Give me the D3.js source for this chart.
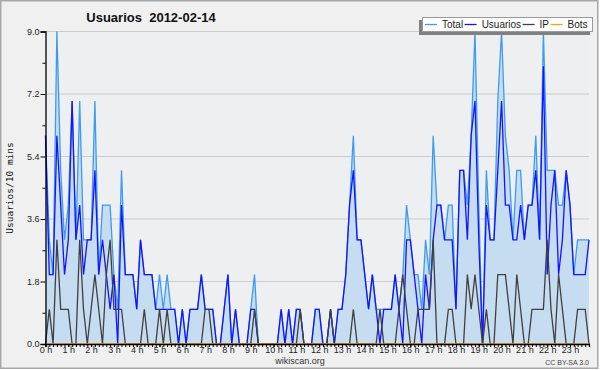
<!DOCTYPE html>
<html>
<head>
<meta charset="utf-8">
<script src="https://cdn.jsdelivr.net/npm/d3@7"></script>
<style>
body{margin:0;background:#fff}
text{font-family:"Liberation Sans",Arial,sans-serif}
</style>
</head>
<body>
<div id="chart"></div>
<script>
// un point toutes les 10 minutes, 24 h -> 144 valeurs (une ligne = une heure)
const total = [
 6,3,2,9,5,3,  4,7,3,7,3,3,  3,7,2,4,4,4,  2,1,5,2,2,2,
 1,3,2,2,2,1,  2,1,2,1,1,0,  1,0,1,1,1,2,  1,1,1,0,0,1,
 2,0,1,0,0,0,  1,2,0,0,0,0,  0,0,1,0,1,0,  1,1,0,0,0,1,
 1,0,0,1,0,1,  1,2,4,6,3,3,  2,1,2,1,1,1,  1,1,2,1,2,4,
 3,2,2,1,3,2,  6,4,4,3,4,4,  1,5,5,4,6,9,  4,0,5,3,3,7,
 9,6,5,3,5,5,  3,4,4,6,3,9,  5,5,5,4,4,5,  4,2,3,3,3,3]
const usuarios = [
 6,2,2,6,4,2,  3,7,3,4,2,3,  3,5,2,3,2,1,  2,0,4,2,2,2,
 1,3,2,2,2,1,  1,1,1,1,1,0,  1,0,1,1,1,2,  1,1,1,0,0,1,
 2,0,1,0,0,0,  1,1,0,0,0,0,  0,0,1,0,1,0,  1,1,0,0,0,1,
 1,0,0,1,0,1,  1,2,4,5,3,3,  2,1,2,1,0,1,  1,1,2,1,0,3,
 3,2,1,0,2,1,  3,4,4,3,3,3,  1,5,5,3,6,7,  3,0,4,3,3,5,
 7,4,4,3,3,4,  3,4,4,5,3,8,  2,4,5,2,3,5,  4,2,2,2,2,3]
const ip = [
 0,1,0,3,1,1,  1,0,0,3,1,0,  1,2,1,0,2,3,  1,1,1,0,0,0,
 0,0,1,0,0,0,  1,0,1,0,0,0,  0,0,0,0,0,0,  1,1,0,0,0,0,
 0,0,0,0,0,0,  0,1,0,0,0,0,  0,0,0,0,0,0,  0,1,0,0,0,0,
 0,0,0,1,0,0,  0,0,0,1,0,0,  0,0,0,0,1,0,  0,0,0,1,2,1,
 0,0,1,1,1,1,  3,0,0,0,1,1,  0,0,0,2,1,2,  1,0,1,0,0,2,
 2,2,1,0,2,1,  0,0,1,1,1,1,  3,1,0,2,1,0,  0,0,1,1,1,0]
const bots = [
 0,0,0,0,0,0,  0,0,0,0,0,0,  0,0,0,0,0,0,  0,0,0,0,0,0,
 0,0,0,0,0,0,  0,0,0,0,0,0,  0,0,0,0,0,0,  0,0,0,0,0,0,
 0,0,0,0,0,0,  0,0,0,0,0,0,  0,0,0,0,0,0,  0,0,0,0,0,0,
 0,0,0,0,0,0,  0,0,0,0,0,0,  0,0,0,0,0,0,  0,0,0,0,0,0,
 0,0,0,0,0,0,  0,0,0,0,0,0,  0,0,0,0,0,0,  0,0,0,0,0,0,
 0,0,0,0,0,0,  0,0,0,0,0,0,  0,0,0,0,0,0,  0,0,0,0,0,0]
const serieNames = ["Total","Usuarios","IP","Bots"]
const hourLabels = ["0 h","1 h","2 h","3 h","4 h","5 h","6 h","7 h","8 h","9 h","10 h","11 h",
 "12 h","13 h","14 h","15 h","16 h","17 h","18 h","19 h","20 h","21 h","22 h","23 h"]
const yTicks = [0,1.8,3.6,5.4,7.2,9.0]
const yMinor = [0.9,2.7,4.5,6.3,8.1]

const W=600, H=370
const colors={Total:"#3c9cf0",Usuarios:"#1414ff",IP:"#404040",Bots:"#ffa500"}
const series={Total:total,Usuarios:usuarios,IP:ip,Bots:bots}

let svg=d3.select("#chart").append("svg").attr("width",W).attr("height",H)
// fond + cadre
svg.append("rect").attr("x",0.75).attr("y",0.75).attr("width",597).attr("height",367.5)
    .attr("fill","#f0f0f0").attr("stroke","#a8a8a8").attr("stroke-width",1.5)

const x=d3.scaleLinear().domain([0,total.length-1]).range([45.5,589])
const y=d3.scaleLinear().domain([0,9]).range([344,31.5])

svg.append("rect").attr("x",x(0)).attr("y",y(9)).attr("width",x(143)-x(0)).attr("height",y(0)-y(9))
    .attr("fill","#eeeff1")

// grille horizontale
svg.append("g").selectAll("line").data(yTicks.filter(d=>d>0)).enter().append("line")
    .attr("x1",x(0)).attr("x2",x(143)).attr("y1",d=>y(d)).attr("y2",d=>y(d))
    .attr("stroke","#cbcbcb").attr("stroke-width",1)

// surface sous le total
const area=d3.area().x((d,i)=>x(i)).y0(y(0)).y1(d=>y(d))
svg.append("path").datum(total).attr("d",area).attr("fill","#c6dcf0")

const line=d3.line().x((d,i)=>x(i)).y(d=>y(d))
serieNames.forEach(function(n){
    svg.append("path").datum(series[n]).attr("d",line)
        .attr("fill","none").attr("stroke",colors[n]).attr("stroke-width",1.3)
        .attr("stroke-linejoin","miter")
})

// axes
let ya=svg.append("g").attr("transform","translate("+x(0)+",0)")
    .call(d3.axisLeft(y).tickValues(yTicks).tickFormat(d3.format(".1f")).tickSize(5).tickPadding(1))
let ym=svg.append("g").attr("transform","translate("+x(0)+",0)")
    .call(d3.axisLeft(y).tickValues(yMinor).tickFormat("").tickSize(3))
ym.select(".domain").remove()
let xa=svg.append("g").attr("transform","translate(0,"+y(0)+")")
    .call(d3.axisBottom(x).tickValues(d3.range(0,144)).tickFormat("").tickSize(3))
let xh=svg.append("g").attr("transform","translate(0,"+y(0)+")")
    .call(d3.axisBottom(x).tickValues(hourLabels.map((d,i)=>i*6)).tickFormat((d,i)=>hourLabels[i]).tickSize(3).tickPadding(0))
xh.select(".domain").remove()
;[ya,ym,xa,xh].forEach(g=>{
    g.selectAll("text").style("font-family","Liberation Sans, Arial, sans-serif").style("font-size","9px").attr("fill","#222")
    g.selectAll("line,path").attr("stroke","#000")
})
xa.select(".domain").attr("stroke-width",1.3)
ya.select(".domain").attr("stroke-width",1.3)

// titres
svg.append("text").attr("x",151).attr("y",21.5).attr("text-anchor","middle")
    .style("font-weight","bold").style("font-size","13px").style("white-space","pre").attr("fill","#111")
    .text("Usuarios  2012-02-14")
svg.append("text").attr("transform","translate(13,188) rotate(-90)").attr("text-anchor","middle")
    .style("font-family","DejaVu Sans Mono, monospace").style("font-size","9.5px").attr("fill","#111")
    .text("Usuarios/10 mins")
svg.append("text").attr("x",300).attr("y",364).attr("text-anchor","middle")
    .style("font-size","9px").attr("fill","#333").text("wikiscan.org")
svg.append("text").attr("x",589).attr("y",365).attr("text-anchor","end")
    .style("font-size","7px").attr("fill","#444").text("CC BY-SA 3.0")

// légende avec ombre
let lg=svg.append("g")
lg.append("rect").attr("x",419).attr("y",20).attr("width",171).attr("height",15).attr("fill","#808080")
lg.append("rect").attr("x",422.5).attr("y",17.5).attr("width",170).attr("height",14)
    .attr("fill","#fff").attr("stroke","#9a9a9a")
let cx=425
serieNames.forEach(function(n){
    lg.append("line").attr("x1",cx).attr("x2",cx+12).attr("y1",24.5).attr("y2",24.5)
        .attr("stroke",colors[n]).attr("stroke-width",1.3)
    let t=lg.append("text").attr("x",cx+17).attr("y",28).style("font-size","10px").attr("fill","#222").text(n)
    cx+=17+t.node().getComputedTextLength()+1.5
})
</script>
</body>
</html>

## Work required:
Return all lines with the word "chart" in them.

## The solution:
Give me the D3.js source for this chart.
<div id="chart"></div>
let svg=d3.select("#chart").append("svg").attr("width",W).attr("height",H)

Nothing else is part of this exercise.